Non sono poi così tanti gli italiani che possano permettersi le vacanze a Porto Cervo. Le straordinarie bellezze della Costa Smeralda non sono a buon mercato e presuppongono una disponibilità economica che non è da tutti. Fors’anche per questo stupisce che questo ‘paradiso non per tutti’ sia anche la sede di un fiorente commercio di prodotti contraffatti. Nelle spiagge intorno a Porto Cervo si vendono borsette falsificate a 500 euro e orologi taroccati anche a mille.

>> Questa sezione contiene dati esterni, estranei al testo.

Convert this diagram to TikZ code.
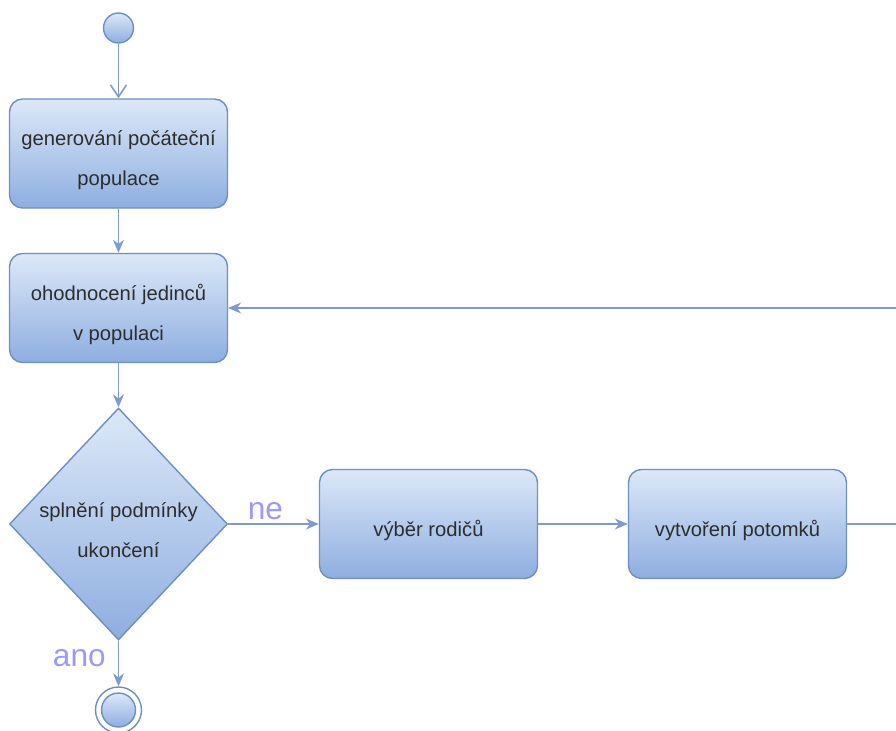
\documentclass[tikz,border=0pt]{standalone}
\usepackage{fontspec}
\setmainfont{Liberation Sans}
\usetikzlibrary{shapes.geometric,positioning,calc,arrows.meta}
\definecolor{boxtop}{RGB}{220,232,248}
\definecolor{boxbot}{RGB}{142,174,224}
\definecolor{boxline}{RGB}{110,143,196}
\definecolor{flowline}{RGB}{125,155,208}
\definecolor{lblue}{RGB}{153,153,255}
\definecolor{txtgrey}{RGB}{45,45,45}
\begin{document}
\begin{tikzpicture}[
    every node/.style={font=\fontsize{11.5pt}{22.7pt}\selectfont,text=txtgrey},
    boxtext/.style={align=center,yshift=-0.13cm,inner sep=0pt},
    activity/.style={draw=boxline,line width=0.8pt,rounded corners=0.26cm,top color=boxtop,bottom color=boxbot,
      minimum width=4.36cm,minimum height=2.18cm,inner sep=0pt,label={[boxtext]center:#1}},
    decision/.style={draw=boxline,line width=0.8pt,diamond,top color=boxtop,bottom color=boxbot,
      minimum width=4.36cm,minimum height=4.64cm,inner sep=0pt,label={[boxtext]center:#1}},
    dot/.style={draw=boxline,line width=0.8pt,circle,top color=boxtop,bottom color=boxbot,inner sep=0pt},
    flow/.style={flowline,line width=0.9pt,-{Stealth[length=2.6mm,width=2.2mm]}},
    guard/.style={font=\fontsize{18pt}{20pt}\selectfont,text=lblue,inner sep=2pt}]
    \useasboundingbox (0,0) rectangle (17.92,-14.6);
    % start and end
    \node[dot,minimum size=0.6cm] (start) at (2.37,-0.56) {};
    \node[draw=boxline,line width=0.8pt,circle,fill=white,minimum size=0.92cm,inner sep=0pt] (stop) at (2.37,-14.2) {};
    \node[dot,minimum size=0.68cm] (stopin) at (stop) {};
    % activities
    \node[activity={generování počáteční\\populace}] (generovani) at (2.37,-3.07) {};
    \node[activity={ohodnocení jedinců\\v populaci}] (hodnoceni) at (2.37,-6.16) {};
    \node[decision={splnění podmínky\\ukončení}] (cond) at (2.37,-10.48) {};
    \node[activity={výběr rodičů}] (vyber) at (8.57,-10.48) {};
    \node[activity={vytvoření potomků}] (potomci) at (14.75,-10.48) {};
    \coordinate (loopA) at (19,-10.48);
    % connectors
    \draw[flowline,line width=0.9pt,-{Straight Barb[length=2.4mm,width=3.2mm]}] (start) -- (generovani);
    \draw[flow] (generovani) -- (hodnoceni);
    \draw[flow] (hodnoceni) -- (cond);
    \draw[flow] (cond.east) -- node[guard,above,pos=0.41] (ne) {ne} (vyber.west);
    \draw[flow] (vyber) -- (potomci);
    \draw[flow] (potomci.east) -- (loopA) |- (hodnoceni.east);
    \draw[flow] (cond.south) -- node[guard,left=0.17cm,pos=0.38] (ano) {ano} (stop.north);
\end{tikzpicture}
\end{document}
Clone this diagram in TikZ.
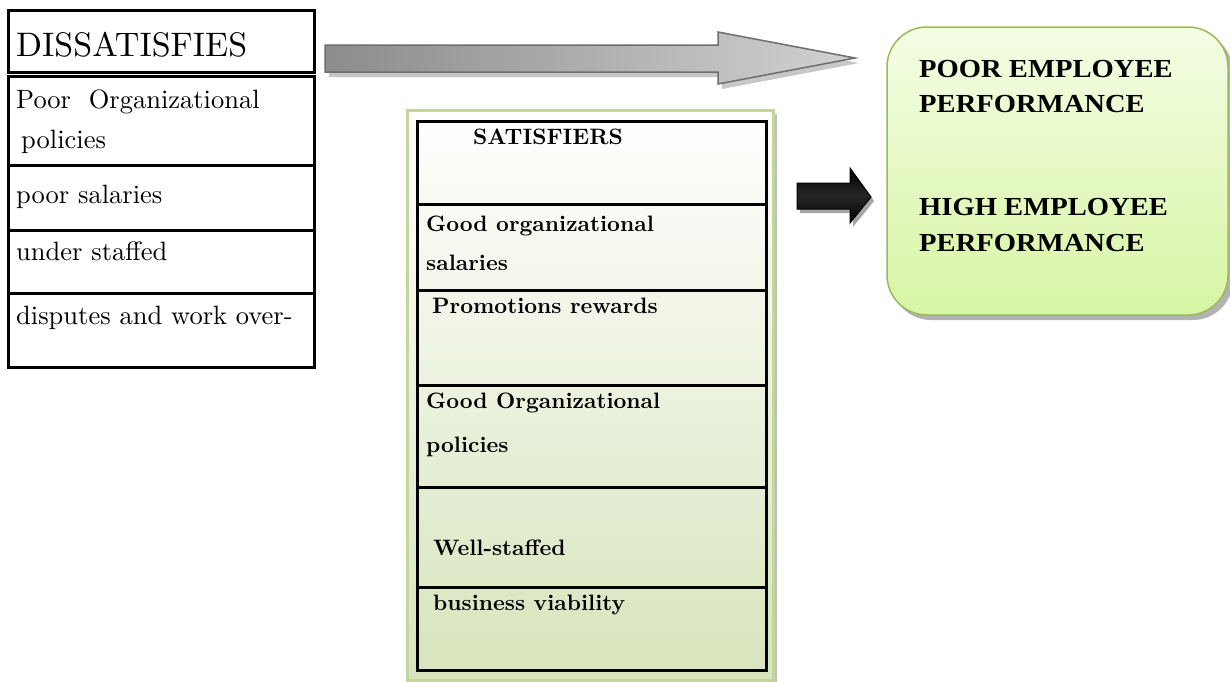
\documentclass[tikz,border=0pt]{standalone}
\usepackage{fontspec}
\newfontfamily\timesfont{Liberation Serif}
\newfontfamily\lmten{lmroman10-regular.otf}[BoldFont=lmroman10-bold.otf]
\definecolor{sgreen}{HTML}{D7E4BC}
\definecolor{sborder}{HTML}{C3D69B}
\definecolor{gtop}{HTML}{F3FDE4}
\definecolor{gbot}{HTML}{D8F5A4}
\definecolor{gborder}{HTML}{9BBB59}
\definecolor{arrowedge}{HTML}{6E6E6E}
\begin{document}
\begin{tikzpicture}[x=1pt,y=-1pt,
  tbl/.style={draw=black,line width=3pt},
  ltxt/.style={anchor=base west,inner sep=0pt,font=\lmten\fontsize{26.5}{30}\selectfont},
  stxt/.style={anchor=base west,inner sep=0pt,font=\lmten\fontsize{22.3}{27}\selectfont\bfseries},
  rtxt/.style={anchor=base west,inner sep=0pt,font=\fontsize{26}{30}\selectfont\timesfont\bfseries}]
\useasboundingbox (0,0) rectangle (1230,681);
\fill[white] (0,0) rectangle (1230,681);

% ---------- left table ----------
\draw[tbl] (8,10) rectangle (314,72);
\node[anchor=base west,inner sep=0pt,font=\lmten\fontsize{34}{36}\selectfont] (dis) at (16,56) {DISSATISFIES};
\draw[tbl] (8,76) rectangle (314,367);
\draw[tbl] (8,165) -- (314,165);
\draw[tbl] (8,230) -- (314,230);
\draw[tbl] (8,293) -- (314,293);
\node[ltxt] (d1a) at (16,108) {Poor\ \ Organizational};
\node[ltxt] (d1b) at (21,148) {policies};
\node[ltxt] (d2) at (16,203) {poor salaries};
\node[ltxt] (d3) at (16,260) {under staffed};
\node[ltxt] (d4) at (16,324) {disputes and work over-};

% ---------- gray arrow ----------
\fill[black!22] (329,50) -- (722,50) -- (722,37) -- (859,63) -- (722,89) -- (722,77) -- (329,77) -- cycle;
\shadedraw[left color=black!45,right color=black!18,draw=arrowedge,line width=1.5pt]
  (325,45) -- (718,45) -- (718,32) -- (855,58) -- (718,84) -- (718,72) -- (325,72) -- cycle;

% ---------- satisfiers ----------
\fill[black!25] (411,114) rectangle (777,684);
\shade[top color=white,bottom color=sgreen] (407,110) rectangle (773,680);
\draw[draw=sborder,line width=3pt] (407,110) rectangle (773,680);
\draw[tbl] (417,121) rectangle (766,670);
\draw[tbl] (417,204) -- (766,204);
\draw[tbl] (417,290) -- (766,290);
\draw[tbl] (417,385) -- (766,385);
\draw[tbl] (417,487) -- (766,487);
\draw[tbl] (417,587) -- (766,587);
\node[stxt] (sat) at (473,144) {SATISFIERS};
\node[stxt] (s1a) at (426,231) {Good organizational};
\node[stxt] (s1b) at (426,270) {salaries};
\node[stxt] (s2) at (432,313) {Promotions rewards};
\node[stxt] (s3a) at (426,408) {Good Organizational};
\node[stxt] (s3b) at (426,452) {policies};
\node[stxt] (s4) at (433,555) {Well-staffed};
\node[stxt] (s5) at (433,610) {business viability};

% ---------- black arrow ----------
\fill[black!35] (800,187) -- (853,187) -- (853,172) -- (874,201) -- (853,227) -- (853,213) -- (800,213) -- cycle;
\shadedraw[top color=black,bottom color=black,middle color=black!85,draw=black,line width=1pt]
  (797,183) -- (850,183) -- (850,168) -- (871,197) -- (850,223) -- (850,209) -- (797,209) -- cycle;

% ---------- outcome box ----------
\fill[black!30,rounded corners=40pt] (891,32) rectangle (1233,320);
\shadedraw[top color=gtop,bottom color=gbot,draw=gborder,line width=1.5pt,rounded corners=40pt]
  (887,27) rectangle (1228,315);
\node[rtxt] (p1) at (919,77) {\scalebox{1.1}[1]{POOR EMPLOYEE}};
\node[rtxt] (p2) at (919,112) {\scalebox{1.1}[1]{PERFORMANCE}};
\node[rtxt] (h1) at (919,215) {\scalebox{1.1}[1]{HIGH EMPLOYEE}};
\node[rtxt] (h2) at (919,251) {\scalebox{1.1}[1]{PERFORMANCE}};
\end{tikzpicture}
\end{document}
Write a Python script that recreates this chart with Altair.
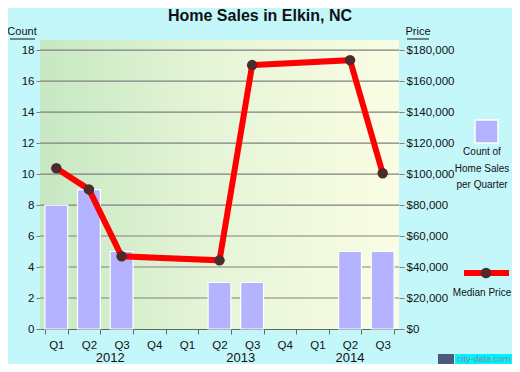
import altair as alt
import pandas as pd

quarters = ["2012 Q1", "2012 Q2", "2012 Q3", "2012 Q4",
            "2013 Q1", "2013 Q2", "2013 Q3", "2013 Q4",
            "2014 Q1", "2014 Q2", "2014 Q3"]
sales_count = [8, 9, 5, 0, 0, 3, 3, 0, 0, 5, 5]

price_quarters = ["2012 Q1", "2012 Q2", "2012 Q3", "2013 Q2", "2013 Q3", "2014 Q2", "2014 Q3"]
median_price = [103700, 90100, 46900, 44300, 170300, 173500, 100500]

year_labels = ["2012", "2013", "2014"]
year_anchor = ["2012 Q3", "2013 Q3", "2014 Q2"]
year_band = [0, 0, 0.5]

count_ticks = [0, 2, 4, 6, 8, 10, 12, 14, 16, 18]
price_ticks = [0, 20000, 40000, 60000, 80000, 100000, 120000, 140000, 160000, 180000]

W, H = 359, 289
FONT = "Liberation Sans"
BG = "#C4F7FA"
TXT = "#111111"
LS = 11.5
LEG = 10

bars_df = pd.DataFrame({"q": quarters, "count": sales_count})
bars_df = bars_df[bars_df["count"] > 0]
price_df = pd.DataFrame({"q": price_quarters, "price": median_price})
years_df = pd.DataFrame({"year": year_labels, "q": year_anchor, "band": year_band})
grid_df = pd.DataFrame({"count": count_ticks[1:]})

xscale = alt.Scale(domain=quarters, paddingInner=0.3, paddingOuter=0.15)
xaxis = alt.Axis(title=None, tickBand="extent", labelExpr="split(datum.label, ' ')[1]",
                 labelFont=FONT, labelFontSize=LS, labelColor=TXT, labelPadding=5,
                 domainColor="#666", tickColor="#666", tickSize=5, grid=False, labelAngle=0)
cscale = alt.Scale(domain=[0, 18.65], nice=False)
caxis = alt.Axis(title=None, values=count_ticks, grid=False, domain=False,
                 tickColor="#808080", tickSize=4, labelFont=FONT, labelFontSize=LS,
                 labelColor=TXT, labelPadding=2)
pscale = alt.Scale(domain=[0, 186500], nice=False)
paxis = alt.Axis(title=None, orient="right", values=price_ticks, format="$,.0f",
                 grid=False, domain=False, tickColor="#808080", tickSize=5,
                 labelFont=FONT, labelFontSize=LS, labelColor=TXT, labelPadding=2)

one = pd.DataFrame({"a": [0]})
base = alt.Chart(one)

bg_rect = base.mark_rect(fill=alt.LinearGradient(
    gradient="linear", x1=0, x2=1, y1=0, y2=0,
    stops=[alt.GradientStop(color="#C6E8C2", offset=0),
           alt.GradientStop(color="#E4F4D6", offset=0.45),
           alt.GradientStop(color="#FAFDE3", offset=1)])).encode(
    x=alt.value(0), x2=alt.value(W), y=alt.value(0), y2=alt.value(H))

grid = alt.Chart(grid_df).mark_rule(color="#808080", strokeWidth=1.2).encode(
    y=alt.Y("count:Q", scale=cscale, axis=caxis),
    x=alt.value(0), x2=alt.value(W))

bars = alt.Chart(bars_df).mark_bar(color="#B3B3FF", stroke="white", strokeWidth=1.2).encode(
    x=alt.X("q:N", scale=xscale, axis=xaxis, sort=quarters),
    y=alt.Y("count:Q", scale=cscale, axis=caxis),
)

yr = alt.Chart(years_df)
years0 = yr.transform_filter("datum.band == 0").mark_text(
    font=FONT, fontSize=13, color=TXT, baseline="middle").encode(
    x=alt.X("q:N", scale=xscale, sort=quarters, bandPosition=0),
    y=alt.value(H + 29), text="year:N")
years1 = yr.transform_filter("datum.band == 0.5").mark_text(
    font=FONT, fontSize=13, color=TXT, baseline="middle").encode(
    x=alt.X("q:N", scale=xscale, sort=quarters, bandPosition=0.5),
    y=alt.value(H + 29), text="year:N")

line = alt.Chart(price_df).mark_line(color="#FF0000", strokeWidth=6).encode(
    x=alt.X("q:N", scale=xscale, sort=quarters),
    y=alt.Y("price:Q", scale=pscale, axis=paxis),
)
pts = alt.Chart(price_df).mark_point(filled=True, color="#4F2A2A", size=110, opacity=1).encode(
    x=alt.X("q:N", scale=xscale, sort=quarters),
    y=alt.Y("price:Q", scale=pscale, axis=paxis),
)

title = base.mark_text(text="Home Sales in Elkin, NC", font=FONT, fontSize=16,
                       fontWeight="bold", color=TXT, baseline="alphabetic").encode(
    x=alt.value(220), y=alt.value(-19))
count_lbl = base.mark_text(text="Count", font=FONT, fontSize=11, color=TXT).encode(
    x=alt.value(-18), y=alt.value(-8))
count_ul = base.mark_rule(color=TXT, strokeWidth=1).encode(
    x=alt.value(-30), x2=alt.value(-5), y=alt.value(-1))
price_lbl = base.mark_text(text="Price", font=FONT, fontSize=11, color=TXT).encode(
    x=alt.value(378), y=alt.value(-8))
price_ul = base.mark_rule(color=TXT, strokeWidth=1).encode(
    x=alt.value(367), x2=alt.value(389), y=alt.value(-1))

leg_sq = base.mark_rect(color="#B3B3FF", stroke="white", strokeWidth=1.5).encode(
    x=alt.value(435), x2=alt.value(458), y=alt.value(80), y2=alt.value(103))
leg_txt1 = base.mark_text(text=["Count of", "Home Sales", "per Quarter"], font=FONT,
                          fontSize=LEG, color=TXT, lineHeight=16.5, baseline="top").encode(
    x=alt.value(442), y=alt.value(107))
leg_line = base.mark_rule(color="#FF0000", strokeWidth=6).encode(
    x=alt.value(424), x2=alt.value(469), y=alt.value(233))
leg_dot = base.mark_point(filled=True, color="#4F2A2A", size=110, opacity=1).encode(
    x=alt.value(446), y=alt.value(233))
leg_txt2 = base.mark_text(text="Median Price", font=FONT, fontSize=LEG, color=TXT).encode(
    x=alt.value(442), y=alt.value(253))
wm_box = base.mark_rect(color="#00F4FF").encode(
    x=alt.value(415), x2=alt.value(480), y=alt.value(314), y2=alt.value(334))
wm_img = base.mark_rect(color="#4A5A7A").encode(
    x=alt.value(398), x2=alt.value(414), y=alt.value(314), y2=alt.value(334))
wm = base.mark_text(text="city-data.com", font=FONT, fontSize=9, color="#7C8CA0",
                    align="left", baseline="middle").encode(x=alt.value(417), y=alt.value(319))

left = alt.layer(bg_rect, grid, bars, years0, years1)
right = alt.layer(line, pts)
chart = alt.layer(left, right, title, count_lbl, count_ul, price_lbl, price_ul,
                  leg_sq, leg_txt1, leg_line, leg_dot, leg_txt2,
                  wm_box, wm_img, wm).resolve_scale(
    y="independent").properties(
    width=W, height=H, background=BG,
    padding={"left": 32, "top": 32, "right": 113, "bottom": 35},
    autosize=alt.AutoSizeParams(type="none"),
).configure_view(stroke=None)

chart.save("out.html", embed_options={"renderer": "svg", "actions": False})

Ma qui non vogliamo fare i conti in tasca a nessuno, pur se è certamente disdicevole che anche chi ha una buona disponibilità finanziaria si rivolga al mercato del falso. Qui ci vogliamo occupare di un sequestro compiuto in spiaggia dai vigili urbani di Olbia: un ambulante senegalese che era stato beccato dagli agenti con una ventina di borsette con marchio falso. Tutto ‘normale’? No, perché il giudice monocratico di Tempio Pausania ha deciso di archiviare il caso!
Come questo sia potuto accadere è presto spiegato dall’avvocato cuneese Enrico Martinetti, che ha difeso l’ambulante senegalese: «Il giudice ha applicato il principio della tenuità del reato, recentemente introdotto nel codice penale». È indubbio che il danno alle case di moda provocato da quel venditore fosse assolutamente irrisorio. In effetti il valore della merce sequestrata non poteva che essere infimo rispetto al fatturato della grande griffe multinazionale il cui prodotto era stato fatturato.
Ma il problema è che se tutti i sequestri si risolvessero con un proscioglimento, la possibilità di contrastare il mercato diffuso del falso sarebbe vanificata: nessun giustizialismo contro quel venditore, ma la contraffazione non può essere ‘in toto’ prosciolta!